Aim of the exercise:
Extract each line containing the string "this".

Excerpted records:
## begin

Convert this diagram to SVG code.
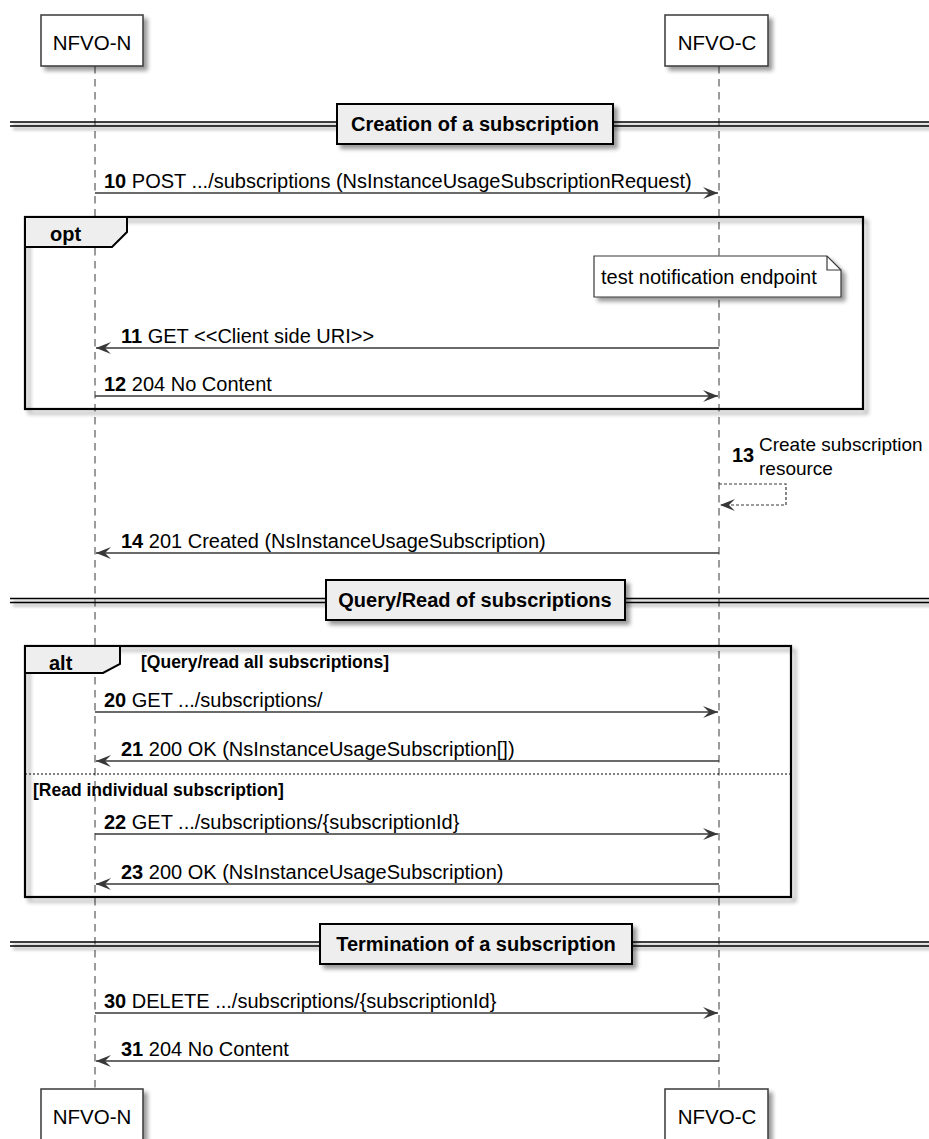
<svg xmlns="http://www.w3.org/2000/svg" width="929" height="1139" viewBox="0 0 929 1139">
<defs>
<filter id="sh" x="-10%" y="-20%" width="130%" height="160%">
<feGaussianBlur in="SourceAlpha" stdDeviation="2"/>
<feOffset dx="4" dy="4"/>
<feComponentTransfer><feFuncA type="linear" slope="0.4"/></feComponentTransfer>
<feMerge><feMergeNode/><feMergeNode in="SourceGraphic"/></feMerge>
</filter>
<filter id="shl" filterUnits="userSpaceOnUse" x="0" y="0" width="929" height="1139">
<feGaussianBlur in="SourceAlpha" stdDeviation="1.5"/>
<feOffset dx="3" dy="3"/>
<feComponentTransfer><feFuncA type="linear" slope="0.4"/></feComponentTransfer>
<feMerge><feMergeNode/><feMergeNode in="SourceGraphic"/></feMerge>
</filter>
<marker id="ah" markerWidth="16" markerHeight="13" refX="15" refY="6" orient="auto" markerUnits="userSpaceOnUse">
<path d="M0,0 L15,6 L0,12 L6,6 Z" fill="#383838"/>
</marker>
<style>
text{font-family:"Liberation Sans",Arial,sans-serif;fill:#000}
.part{fill:#fff;stroke:#383838;stroke-width:1.5;filter:url(#sh)}
.ptext{font-size:20.5px;text-anchor:middle}
.msg{font-size:20px}
.b{font-weight:bold}
.life{stroke:#383838;stroke-width:1;stroke-dasharray:7.5,5.5;fill:none}
.arr{stroke:#383838;stroke-width:1.5;fill:none;marker-end:url(#ah)}
.self{stroke:#383838;stroke-width:1.2;stroke-dasharray:3,2;fill:none;marker-end:url(#ah)}
.frame{fill:none;stroke:#000;stroke-width:2.2;filter:url(#sh)}
.tab{fill:#eee;stroke:#000;stroke-width:2}
.tabtext{font-size:20px;font-weight:bold}
.guard{font-size:17.5px;font-weight:bold}
.dline{fill:none;stroke:#000;stroke-width:1.5;filter:url(#shl)}
.dbox{fill:#eee;stroke:#000;stroke-width:2;filter:url(#sh)}
.dtext{font-size:20px;font-weight:bold;text-anchor:middle}
.note{fill:#fff;stroke:#383838;stroke-width:1.2;filter:url(#sh)}
.else{stroke:#000;stroke-width:1;stroke-dasharray:2,2}
</style>
</defs>
<rect x="0" y="0" width="929" height="1139" fill="#fff"/>

<g id="connectors">
<line class="life" x1="95" y1="66" x2="95" y2="1089"/>
<line class="life" x1="719" y1="66" x2="719" y2="1089"/>
</g>

<g id="div-creation">
<path class="dline" d="M10,122 H929 M10,126 H929"/>
<rect class="dbox" x="337" y="104" width="276" height="40"/>
<text class="dtext" x="475" y="131">Creation of a subscription</text>
</g>

<g id="frame-opt">
<rect class="frame" x="25" y="217" width="838" height="192"/>
<path class="tab" d="M25,217 H127 V232 L112,247 H25 Z"/>
<text class="tabtext" x="50" y="241">opt</text>
</g>

<g id="note-test">
<path class="note" d="M594,256 H827 L841,270 V297 H594 Z"/>
<path d="M827,256 V270 H841" fill="none" stroke="#383838" stroke-width="1.2"/>
<text class="msg" x="601" y="284">test notification endpoint</text>
</g>

<g id="div-query">
<path class="dline" d="M10,598.5 H929 M10,602.5 H929"/>
<rect class="dbox" x="326" y="580" width="299" height="40"/>
<text class="dtext" x="475" y="607">Query/Read of subscriptions</text>
</g>

<g id="frame-alt">
<rect class="frame" x="25" y="646" width="766" height="251"/>
<path class="tab" d="M25,646 H120 V664 L103,673 H25 Z"/>
<text class="tabtext" x="49" y="670">alt</text>
<text class="guard" x="141" y="668">[Query/read all subscriptions]</text>
<line class="else" x1="25" y1="774" x2="791" y2="774"/>
<text class="guard" x="33" y="796">[Read individual subscription]</text>
</g>

<g id="div-termination">
<path class="dline" d="M10,942 H929 M10,946 H929"/>
<rect class="dbox" x="320" y="924" width="312" height="40"/>
<text class="dtext" x="476" y="951">Termination of a subscription</text>
</g>

<g id="messages">
<line class="arr" x1="95" y1="193" x2="718" y2="193"/>
<text class="msg" x="104" y="188"><tspan class="b">10</tspan> POST .../subscriptions (NsInstanceUsageSubscriptionRequest)</text>

<line class="arr" x1="719" y1="348" x2="96" y2="348"/>
<text class="msg" x="121" y="343"><tspan class="b">11</tspan> GET &lt;&lt;Client side URI&gt;&gt;</text>

<line class="arr" x1="95" y1="396" x2="718" y2="396"/>
<text class="msg" x="104" y="391"><tspan class="b">12</tspan> 204 No Content</text>

<path class="self" d="M719,484 H786 V505 H720"/>
<text class="msg b" x="732" y="462">13</text>
<text class="msg" x="759" y="451" style="font-size:19px">Create subscription</text>
<text class="msg" x="759" y="475" style="font-size:19px">resource</text>

<line class="arr" x1="719" y1="553" x2="96" y2="553"/>
<text class="msg" x="121" y="548"><tspan class="b">14</tspan> 201 Created (NsInstanceUsageSubscription)</text>

<line class="arr" x1="95" y1="712" x2="718" y2="712"/>
<text class="msg" x="104" y="707"><tspan class="b">20</tspan> GET .../subscriptions/</text>

<line class="arr" x1="719" y1="761" x2="96" y2="761"/>
<text class="msg" x="121" y="756"><tspan class="b">21</tspan> 200 OK (NsInstanceUsageSubscription[])</text>

<line class="arr" x1="95" y1="834" x2="718" y2="834"/>
<text class="msg" x="104" y="829"><tspan class="b">22</tspan> GET .../subscriptions/{subscriptionId}</text>

<line class="arr" x1="719" y1="884" x2="96" y2="884"/>
<text class="msg" x="121" y="879"><tspan class="b">23</tspan> 200 OK (NsInstanceUsageSubscription)</text>

<line class="arr" x1="95" y1="1013" x2="718" y2="1013"/>
<text class="msg" x="104" y="1008"><tspan class="b">30</tspan> DELETE .../subscriptions/{subscriptionId}</text>

<line class="arr" x1="719" y1="1061" x2="96" y2="1061"/>
<text class="msg" x="121" y="1056"><tspan class="b">31</tspan> 204 No Content</text>
</g>

<g id="p-nfvo-n-top">
<rect class="part" x="41" y="15" width="102" height="51"/>
<text class="ptext" x="92" y="50">NFVO-N</text>
</g>
<g id="p-nfvo-c-top">
<rect class="part" x="665" y="15" width="103" height="51"/>
<text class="ptext" x="717" y="50">NFVO-C</text>
</g>
<g id="p-nfvo-n-bottom">
<rect class="part" x="41" y="1089" width="102" height="51"/>
<text class="ptext" x="92" y="1124">NFVO-N</text>
</g>
<g id="p-nfvo-c-bottom">
<rect class="part" x="665" y="1089" width="103" height="51"/>
<text class="ptext" x="717" y="1124">NFVO-C</text>
</g>
</svg>
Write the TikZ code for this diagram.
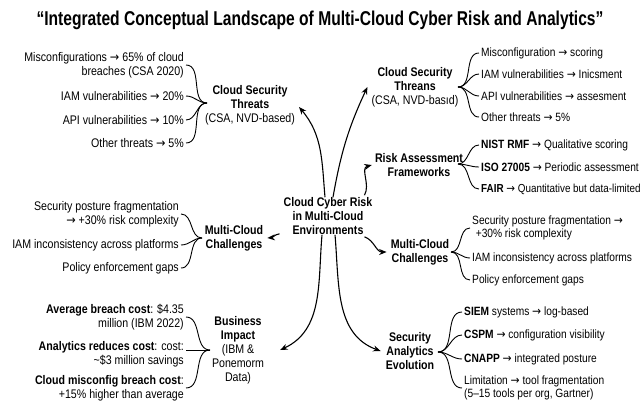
\documentclass[tikz,border=0pt]{standalone}
\usepackage{fontspec}
\setmainfont{Liberation Sans}[FakeStretch=0.85]
\newfontfamily\titlefont{Liberation Sans}[FakeStretch=0.78]
\newfontfamily\arrowfont{DejaVu Sans}[FakeStretch=0.9]
\newcommand\arr{{\arrowfont →}}
\usetikzlibrary{arrows.meta}

\tikzset{
  lbl/.style={inner ysep=0pt, inner xsep=2pt, font=\fontsize{12.5}{14}\selectfont},
  rlbl/.style={inner ysep=0pt, inner xsep=2pt, font=\fontsize{12}{13.5}\selectfont},
  hub/.style={lbl, align=center},
  bhub/.style={lbl, align=center, font=\fontsize{12.5}{14}\selectfont\bfseries},
  leftitem/.style={lbl, anchor=east, align=right},
  rightitem/.style={rlbl, anchor=west, align=left},
  brace/.style={line width=0.9pt, out=0, in=180},
  rbrace/.style={line width=0.9pt, out=180, in=0},
  link/.style={line width=1.1pt, -{Stealth[length=7.5pt,width=6pt]}},
}

\begin{document}
\begin{tikzpicture}[x=1pt, y=-1pt]
\useasboundingbox (0,0) rectangle (640,405);

% title
\node[inner sep=0pt, font=\titlefont\fontsize{20}{24}\selectfont\bfseries] (title) at (320,20)
  {“Integrated Conceptual Landscape of Multi-Cloud Cyber Risk and Analytics”};

% central concept
\node[bhub] (core) at (328,216) {Cloud Cyber Risk\\in Multi-Cloud\\Environments};

% first-level topics
\node[hub] (lthreat) at (250,105) {\textbf{Cloud Security}\\\textbf{Threats}\\(CSA, NVD-based)};
\node[hub] (rthreat) at (415,87) {\textbf{Cloud Security}\\\textbf{Threans}\\(CSA, NVD-basıd)};
\node[bhub] (risk) at (419,165) {Risk Assessment\\Frameworks};
\node[bhub] (lmulti) at (234,238) {Multi-Cloud\\Challenges};
\node[bhub] (rmulti) at (420,252) {Multi-Cloud\\Challenges};
\node[hub] (business) at (238,350) {\textbf{Business}\\\textbf{Impact}\\(IBM \&\\Ponemorm\\Data)};
\node[bhub] (secan) at (410,351) {Security\\Analytics\\Evolution};

% links from the central concept
\draw[link] ([xshift=-3pt]core.north) to[out=95,in=-50] ([xshift=2pt,yshift=-2pt]lthreat.east);
\draw[link] ([xshift=5pt]core.north) to[out=80,in=-115] ([xshift=-2pt]rthreat.west);
\draw[link] ([xshift=-10pt,yshift=2pt]core.north east) to[out=60,in=195] ([xshift=-1pt]risk.west);
\draw[link] ([xshift=-2pt,yshift=1pt]core.south west) to[out=190,in=5] ([xshift=2pt]lmulti.east);
\draw[link] ([xshift=-10pt,yshift=-2pt]core.south east) to[out=-20,in=180] ([xshift=-2pt]rmulti.west);
\draw[link] ([xshift=-6pt]core.south) to[out=-95,in=25] ([xshift=14pt]business.east);
\draw[link] ([xshift=7pt]core.south) to[out=-85,in=160] ([xshift=-3pt]secan.west);

% left: threats breakdown
\node[leftitem] (lt1) at (186,65) {Misconfigurations \arr{} 65\% of cloud\\breaches (CSA 2020)};
\node[leftitem] (lt2) at (186,96) {IAM vulnerabilities \arr{} 20\%};
\node[leftitem] (lt3) at (186,120) {API vulnerabilities \arr{} 10\%};
\node[leftitem] (lt4) at (186,143) {Other threats \arr{} 5\%};
\coordinate (ltip) at (207,103);
\foreach \i in {lt1,lt2,lt3,lt4} \draw[brace] (\i.east) to (ltip);

% right: threats breakdown
\node[rightitem] (rt1) at (479,53) {Misconfiguration \arr{} scoring};
\node[rightitem] (rt2) at (479,74) {IAM vulnerabilities \arr{} Inicsment};
\node[rightitem] (rt3) at (479,96) {API vulnerabilities \arr{} assesment};
\node[rightitem] (rt4) at (479,117) {Other threats \arr{} 5\%};
\coordinate (rttip) at (458,87);
\foreach \i in {rt1,rt2,rt3,rt4} \draw[rbrace] (\i.west) to (rttip);

% right: risk frameworks
\node[rightitem] (rr1) at (479,145) {\textbf{NIST RMF} \arr{} Qualitative scoring};
\node[rightitem] (rr2) at (479,167) {\textbf{ISO 27005} \arr{} Periodic assessment};
\node[rightitem, font=\fontsize{11.6}{13.5}\selectfont] (rr3) at (479,189) {\textbf{FAIR} \arr{} Quantitative but data-limited};
\coordinate (rrtip) at (458,164);
\foreach \i in {rr1,rr2,rr3} \draw[rbrace] (\i.west) to (rrtip);

% right: multi-cloud challenges
\node[rightitem] (rm1) at (470,228) {Security posture fragmentation \arr\\\hspace*{0.3em}+30\% risk complexity};
\node[rightitem] (rm2) at (470,258) {IAM inconsistency across platforms};
\node[rightitem] (rm3) at (470,280) {Policy enforcement gaps};
\coordinate (rmtip) at (451,252);
\foreach \i in {rm1,rm2,rm3} \draw[rbrace] (\i.west) to (rmtip);

% right: security analytics evolution
\node[rightitem] (sa1) at (462,312) {\textbf{SIEM} systems \arr{} log-based};
\node[rightitem] (sa2) at (462,335) {\textbf{CSPM} \arr{} configuration visibility};
\node[rightitem] (sa3) at (462,359) {\textbf{CNAPP} \arr{} integrated posture};
\node[rightitem] (sa4) at (462,388) {Limitation \arr{} tool fragmentation\\(5–15 tools per org, Gartner)};
\coordinate (satip) at (438,352);
\foreach \i in {sa1,sa2,sa3,sa4} \draw[rbrace] (\i.west) to (satip);

% left: multi-cloud challenges
\node[leftitem] (lm1) at (181,214) {Security posture fragmentation\\\arr{} +30\% risk complexity};
\node[leftitem] (lm2) at (181,245) {IAM inconsistency across platforms};
\node[leftitem] (lm3) at (181,268) {Policy enforcement gaps};
\coordinate (lmtip) at (202,238);
\foreach \i in {lm1,lm2,lm3} \draw[brace] (\i.east) to (lmtip);

% left: business impact
\node[leftitem] (bi1) at (186,317) {\textbf{Average breach cost}: \$4.35\\million (IBM 2022)};
\node[leftitem] (bi2) at (186,354) {\textbf{Analytics reduces cost}: cost:\\\textasciitilde\$3 million savings};
\node[leftitem] (bi3) at (186,388) {\textbf{Cloud misconfig breach cost}:\\+15\% higher than average};
\coordinate (bitip) at (210,350);
\draw[brace] (bi1.east) to (bitip);
\draw[line width=0.9pt] (bi2.east |- bitip) -- (bitip);
\draw[brace] (bi3.east) to (bitip);
\end{tikzpicture}
\end{document}
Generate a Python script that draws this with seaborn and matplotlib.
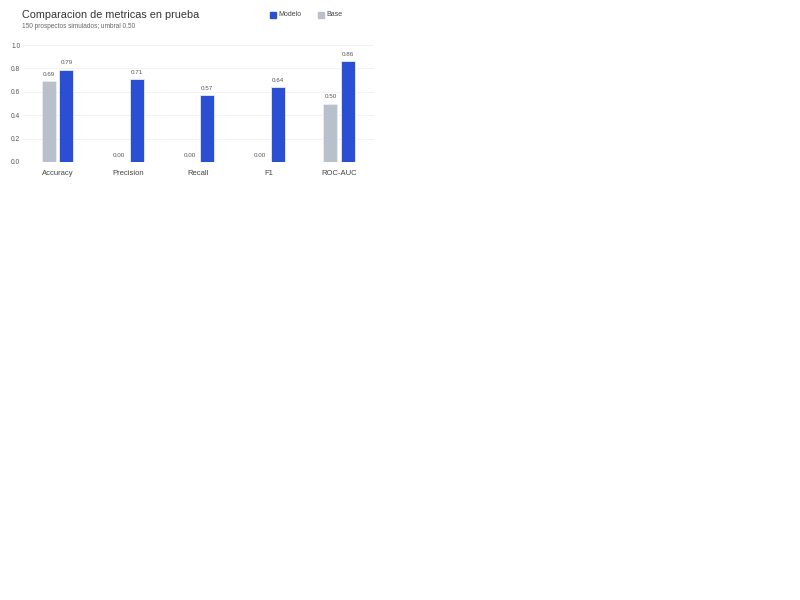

## end

Exercise output:
Convert this diagram to SVG code.
Write the TikZ code for this diagram.
Generate a Python script that draws this with seaborn and matplotlib.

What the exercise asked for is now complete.